There’s a new cat on the block. Apple released Mountain Lion, the latest version of the operating system that powers its Macintosh line of personal computers, late last month.
Mountain Lion is a lot like Snow Leopard before it: many of the features remain under the hood. Many times, I’ve forgotten I even updated my operating system, because Apple’s integration of the new features in Mountain Lion is incredibly slick.
But make no mistake: Mountain Lion still comes filled with new features that you would expect from a new OS update.
In this case, it’s clear that many of the changes under Mountain Lion, much like Lion before it, draw significant inspiration from the iPhone and iPad.
Most notable among them are the new notifications, which work in much the same way that notifications work on any of your iOS devices. Many Apple-native apps have now been revised to take advantage of the ability to throw notifications up in a corner of your screen whenever something noteworthy happens, like the arrival of a new e-mail in Mail or a reminder from Calendar (formerly known as iCal). As a long-time user of Growl (which does much the same thing), it’s nice to see Apple finally bring this sort of technology into the OS proper.
In the event you miss a notification when it shows up, it will be saved in a drawer that can be accessed by clicking the Notification Center icon, which now sits in the upper right-hand corner of the menu bar. (For those with a trackpad, it should be theoretically possible to open Notification Center with a two-finger swipe from the right to the left, but I’ve found that to be finicky at best.)
Also new is the addition of greater iCloud integration across the entire OS. When you first boot up Mountain Lion, you’ll be prompted to enter your Apple ID so that your computer can sync your data to iCloud. You get five gigs of storage for free, which I’ve found to be plenty, but if you need more space, Apple offers monthly payment plans.
New in Mountain Lion is the ability to store documents in the cloud. Apple’s iWork suite of apps has been updated to take advantage of the new functionality. That, along with the pre-existing features like contact and calendar syncing, work like a charm. I was able to type out a chunk of this review in Pages, save it to iCloud, and fiddle around with it on my iPhone with no problems.
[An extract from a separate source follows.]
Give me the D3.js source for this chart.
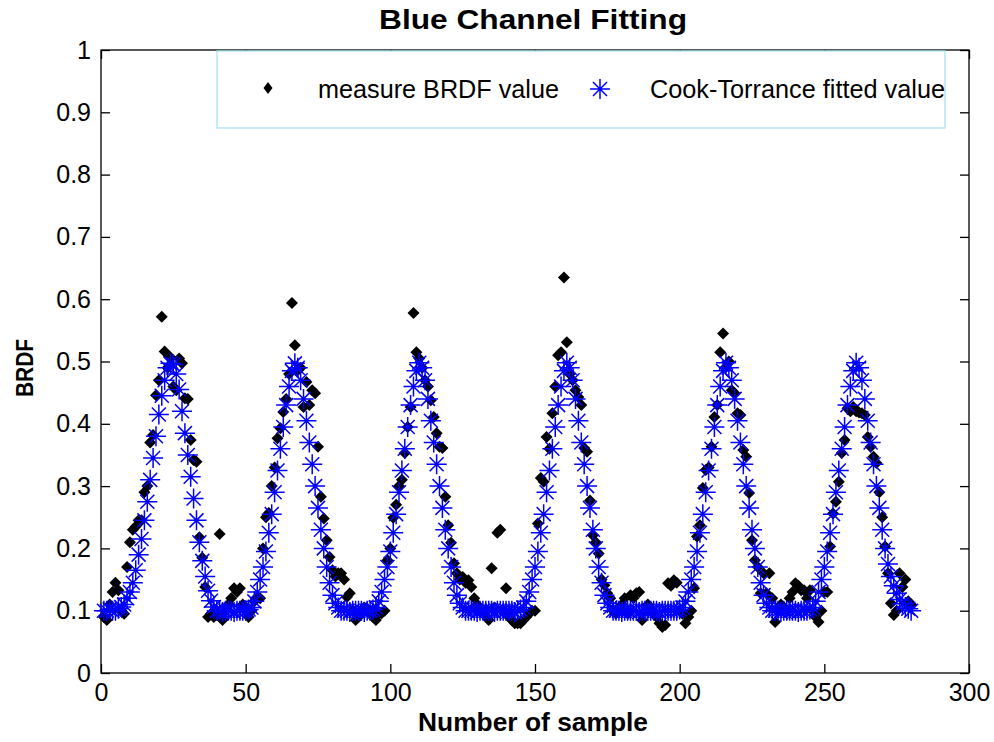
<!doctype html>
<meta charset="utf-8">
<script src="https://d3js.org/d3.v7.min.js"></script>
<style>
  body { margin: 0; background: #fff; }
  text { font-family: "Liberation Sans", Arial, sans-serif; }
</style>
<body></body>
<script>

// x ticks (sample number) and y ticks (BRDF)
var sampleTicks = [0, 50, 100, 150, 200, 250, 300];
var brdfTicks = [0, 0.1, 0.2, 0.3, 0.4, 0.5, 0.6, 0.7, 0.8, 0.9, 1];

// measured BRDF value, one per sample (1..280)
var measuredBRDF = [
  0.09, 0.085, 0.11, 0.13, 0.145, 0.133, 0.1, 0.095, 0.17, 0.21,
  0.23, 0.235, 0.245, 0.245, 0.29, 0.3, 0.37, 0.382, 0.446, 0.47,
  0.572, 0.516, 0.49, 0.507, 0.46, 0.454, 0.505, 0.497, 0.441, 0.44,
  0.374, 0.342, 0.339, 0.218, 0.185, 0.138, 0.09, 0.095, 0.09, 0.1,
  0.223, 0.085, 0.1, 0.11, 0.12, 0.136, 0.13, 0.136, 0.11, 0.1,
  0.09, 0.1, 0.115, 0.122, 0.12, 0.2, 0.25, 0.257, 0.3, 0.33,
  0.377, 0.393, 0.419, 0.44, 0.48, 0.594, 0.526, 0.486, 0.49, 0.427,
  0.467, 0.43, 0.454, 0.449, 0.363, 0.283, 0.248, 0.213, 0.186, 0.165,
  0.155, 0.16, 0.16, 0.15, 0.122, 0.128, 0.1, 0.085, 0.09, 0.1,
  0.105, 0.1, 0.095, 0.09, 0.085, 0.095, 0.096, 0.1, 0.181, 0.2,
  0.249, 0.27, 0.3, 0.31, 0.353, 0.395, 0.427, 0.578, 0.515, 0.505,
  0.49, 0.47, 0.46, 0.438, 0.411, 0.385, 0.363, 0.361, 0.283, 0.237,
  0.209, 0.176, 0.16, 0.15, 0.154, 0.145, 0.149, 0.138, 0.12, 0.11,
  0.1, 0.095, 0.1, 0.085, 0.168, 0.105, 0.225, 0.23, 0.1, 0.136,
  0.09, 0.085, 0.08, 0.08, 0.08, 0.085, 0.09, 0.096, 0.1, 0.1,
  0.24, 0.313, 0.307, 0.379, 0.36, 0.417, 0.46, 0.51, 0.515, 0.635,
  0.531, 0.48, 0.47, 0.454, 0.443, 0.43, 0.361, 0.355, 0.277, 0.221,
  0.21, 0.192, 0.15, 0.141, 0.128, 0.12, 0.1, 0.096, 0.1, 0.11,
  0.12, 0.096, 0.125, 0.12, 0.128, 0.13, 0.085, 0.1, 0.11, 0.1,
  0.095, 0.09, 0.08, 0.074, 0.077, 0.144, 0.14, 0.149, 0.145, 0.1,
  0.095, 0.08, 0.09, 0.1, 0.136, 0.219, 0.237, 0.297, 0.326, 0.33,
  0.363, 0.411, 0.43, 0.515, 0.545, 0.491, 0.5, 0.454, 0.449, 0.417,
  0.414, 0.358, 0.347, 0.289, 0.213, 0.181, 0.17, 0.128, 0.16, 0.128,
  0.16, 0.12, 0.082, 0.1, 0.11, 0.105, 0.1, 0.12, 0.13, 0.144,
  0.14, 0.133, 0.133, 0.12, 0.133, 0.1, 0.09, 0.082, 0.1, 0.13,
  0.13, 0.203, 0.256, 0.275, 0.307, 0.353, 0.374, 0.425, 0.42, 0.427,
  0.42, 0.418, 0.417, 0.414, 0.379, 0.363, 0.347, 0.337, 0.29, 0.25,
  0.203, 0.16, 0.112, 0.093, 0.1, 0.16, 0.138, 0.15, 0.115, 0.11
];

// Cook-Torrance fitted value, one per sample (1..280)
var fittedBRDF = [
  // 1-8
  0.1, 0.1, 0.102, 0.1, 0.1, 0.103, 0.106, 0.11,
  // 9-39
  0.12, 0.13, 0.145, 0.165, 0.19, 0.215, 0.245, 0.275, 0.31, 0.345, 0.38,
  0.415, 0.445, 0.47, 0.49, 0.497, 0.495, 0.48, 0.455, 0.42, 0.385, 0.35,
  0.315, 0.28, 0.245, 0.21, 0.18, 0.155, 0.132, 0.116, 0.106,
  // 40-51
  0.1, 0.1, 0.098, 0.1, 0.1, 0.1, 0.098, 0.1, 0.1, 0.1, 0.1, 0.102,
  // 52-82
  0.105, 0.115, 0.13, 0.15, 0.17, 0.195, 0.225, 0.255, 0.29, 0.325, 0.36,
  0.395, 0.43, 0.46, 0.485, 0.497, 0.49, 0.47, 0.44, 0.405, 0.37, 0.335,
  0.3, 0.265, 0.23, 0.2, 0.17, 0.145, 0.125, 0.112, 0.105,
  // 83-94
  0.1, 0.1, 0.1, 0.098, 0.1, 0.1, 0.1, 0.1, 0.098, 0.1, 0.1, 0.102,
  // 95-125
  0.105, 0.115, 0.13, 0.15, 0.17, 0.195, 0.225, 0.255, 0.29, 0.325, 0.36,
  0.395, 0.43, 0.46, 0.485, 0.498, 0.49, 0.47, 0.44, 0.405, 0.37, 0.335,
  0.3, 0.265, 0.23, 0.2, 0.17, 0.145, 0.125, 0.112, 0.105,
  // 126-145
  0.1, 0.1, 0.1, 0.1, 0.098, 0.1, 0.1, 0.1, 0.1, 0.1,
  0.098, 0.1, 0.1, 0.1, 0.1, 0.1, 0.1, 0.098, 0.1, 0.102,
  // 146-176
  0.105, 0.115, 0.13, 0.15, 0.17, 0.195, 0.225, 0.255, 0.29, 0.325, 0.36,
  0.395, 0.43, 0.46, 0.485, 0.498, 0.49, 0.47, 0.44, 0.405, 0.37, 0.335,
  0.3, 0.265, 0.23, 0.2, 0.17, 0.145, 0.125, 0.112, 0.105,
  // 177-200
  0.1, 0.1, 0.1, 0.098, 0.1, 0.1, 0.1, 0.1, 0.1, 0.098, 0.1, 0.1,
  0.1, 0.1, 0.1, 0.1, 0.098, 0.1, 0.1, 0.1, 0.1, 0.1, 0.1, 0.102,
  // 201-231
  0.105, 0.115, 0.13, 0.15, 0.17, 0.195, 0.225, 0.255, 0.29, 0.325, 0.36,
  0.395, 0.43, 0.46, 0.485, 0.498, 0.49, 0.47, 0.44, 0.405, 0.37, 0.335,
  0.3, 0.265, 0.23, 0.2, 0.17, 0.145, 0.125, 0.112, 0.105,
  // 232-245
  0.1, 0.1, 0.1, 0.098, 0.1, 0.1, 0.1, 0.1, 0.1, 0.098, 0.1, 0.1, 0.1, 0.102,
  // 246-280
  0.105, 0.115, 0.13, 0.15, 0.17, 0.195, 0.225, 0.255, 0.29, 0.325, 0.36,
  0.395, 0.43, 0.46, 0.485, 0.498, 0.49, 0.47, 0.44, 0.405, 0.37, 0.335,
  0.3, 0.265, 0.23, 0.2, 0.175, 0.155, 0.14, 0.128, 0.118, 0.111, 0.106,
  0.103, 0.1
];

var width = 994;
var height = 742;
var plotLeft = 101, plotRight = 969, plotTop = 50, plotBottom = 673;

var svg = d3.select("body")
        .append("svg")
        .attr("width", width)
        .attr("height", height);

svg.append("rect")
        .attr("width", width)
        .attr("height", height)
        .style("fill", "#fff");

var x = d3.scaleLinear().domain([0, 300]).range([plotLeft, plotRight]);
var y = d3.scaleLinear().domain([0, 1]).range([plotBottom, plotTop]);

var fmt = function(d) { return String(+d.toFixed(1)); };

// axes, ticks pointing inward
function styleAxis(g) {
    g.select(".domain").remove();
    g.selectAll("line").attr("stroke", "#000").attr("stroke-width", 1.3);
    g.selectAll("text").attr("fill", "#000")
            .style("font-size", "25px");
}

svg.append("g")
        .attr("transform", "translate(" + plotLeft + ",0)")
        .call(d3.axisLeft(y).tickValues(brdfTicks).tickFormat(fmt).tickSize(-9).tickPadding(10))
        .call(styleAxis);

svg.append("g")
        .attr("transform", "translate(" + plotRight + ",0)")
        .call(d3.axisRight(y).tickValues(brdfTicks).tickFormat("").tickSize(-9))
        .call(styleAxis);

svg.append("g")
        .attr("transform", "translate(0," + plotBottom + ")")
        .call(d3.axisBottom(x).tickValues(sampleTicks).tickFormat(d3.format("d")).tickSize(-9).tickPadding(10))
        .call(styleAxis);

svg.append("g")
        .attr("transform", "translate(0," + plotTop + ")")
        .call(d3.axisTop(x).tickValues(sampleTicks).tickFormat("").tickSize(-9))
        .call(styleAxis);

svg.append("rect")
        .attr("x", plotLeft)
        .attr("y", plotTop)
        .attr("width", plotRight - plotLeft)
        .attr("height", plotBottom - plotTop)
        .style("fill", "none")
        .style("stroke", "#000")
        .style("stroke-width", 1.3);

// markers
var diamond = "M0,-6L6,0L0,6L-6,0Z";
var r = 10, d = 7;
var asterisk = "M" + (-r) + ",0H" + r + "M0," + (-r) + "V" + r +
        "M" + (-d) + "," + (-d) + "L" + d + "," + d +
        "M" + (-d) + "," + d + "L" + d + "," + (-d);

svg.append("g").selectAll("path")
        .data(measuredBRDF)
        .enter().append("path")
        .attr("d", diamond)
        .attr("transform", function(v, i) { return "translate(" + x(i + 1) + "," + y(v) + ")"; })
        .style("fill", "#000");

svg.append("g").selectAll("path")
        .data(fittedBRDF)
        .enter().append("path")
        .attr("d", asterisk)
        .attr("transform", function(v, i) { return "translate(" + x(i + 1) + "," + y(v) + ")"; })
        .style("fill", "none")
        .style("stroke", "#0000ff")
        .style("stroke-width", 1.5);

// legend
var legend = svg.append("g");
legend.append("rect")
        .attr("x", 217).attr("y", 51)
        .attr("width", 728).attr("height", 77)
        .style("fill", "#fff")
        .style("stroke", "#a8e2f0")
        .style("stroke-width", 1.3);
legend.append("path")
        .attr("d", "M0,-6L4.5,0L0,6L-4.5,0Z")
        .attr("transform", "translate(268,88)")
        .style("fill", "#000");
legend.append("text")
        .attr("x", 318).attr("y", 98)
        .attr("textLength", 241).attr("lengthAdjust", "spacingAndGlyphs")
        .style("font-size", "25px")
        .text("measure BRDF value");
legend.append("path")
        .attr("d", asterisk)
        .attr("transform", "translate(600,89)")
        .style("fill", "none")
        .style("stroke", "#0000ff")
        .style("stroke-width", 1.5);
legend.append("text")
        .attr("x", 650).attr("y", 98)
        .attr("textLength", 295).attr("lengthAdjust", "spacingAndGlyphs")
        .style("font-size", "25px")
        .text("Cook-Torrance fitted value");

// title and axis labels
svg.append("text")
        .attr("x", 533).attr("y", 29)
        .attr("text-anchor", "middle")
        .attr("textLength", 308).attr("lengthAdjust", "spacingAndGlyphs")
        .style("font-size", "28px").style("font-weight", "bold")
        .text("Blue Channel Fitting");

svg.append("text")
        .attr("x", 533).attr("y", 731)
        .attr("text-anchor", "middle")
        .attr("textLength", 230).attr("lengthAdjust", "spacingAndGlyphs")
        .style("font-size", "26px").style("font-weight", "bold")
        .text("Number of sample");

svg.append("text")
        .attr("transform", "translate(33,368) rotate(-90)")
        .attr("text-anchor", "middle")
        .attr("textLength", 58).attr("lengthAdjust", "spacingAndGlyphs")
        .style("font-size", "24px").style("font-weight", "bold")
        .text("BRDF");

</script>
Mountain Lion’s dictation feature leaves something to be desired. Much like Siri on iOS, this new dictation relies on sending voice data to and from Apple’s servers for processing. It works alright, but waiting for text to show up on the screen until after you’ve shipped off your voice data feels tedious. It’s more accurate than previous iterations of built-in speech recognition, but it’s a long way away from replacing dedicated dictation software for those who really need it. If you need a quick memo or reminder written out hands-free, it’s definitely a useful feature.
The biggest potential problem I see with Mountain Lion is Apple’s method of delivery. If you don’t have access to high-speed Internet, downloading the 4 gigabyte installer will take an incredibly long time. While Apple went on to release Lion on a specially-branded USB drive, it hasn’t announced any plans to do so for Mountain Lion.
Also, much of the key new features, like iCloud integration and sending notifications to Notification Center is restricted to only Mac App Store apps. With the current restrictions on the privileges given to App Store apps, I worry that this will hamstring the abilities of some of the great developers working on OS X today.
Hopefully, Apple will find a way to open either the App Store or the new technologies in Mountain Lion up to more of the developer community.
If you authorize Mountain Lion to connect to your Twitter account, you’ll be able to tweet directly from Notification Center, and you’ll receive notifications whenever someone new starts following you. For those who haven’t joined the Twitterati, Apple promises that integration with Facebook will come sometime this fall.
In a previous age, when OS updates cost hundreds of dollars, Mountain Lion would be underwhelming. At $20, Mountain Lion seems like an easy purchase to me. It’s a solid release that’s worth the money, but don’t expect miracles from it.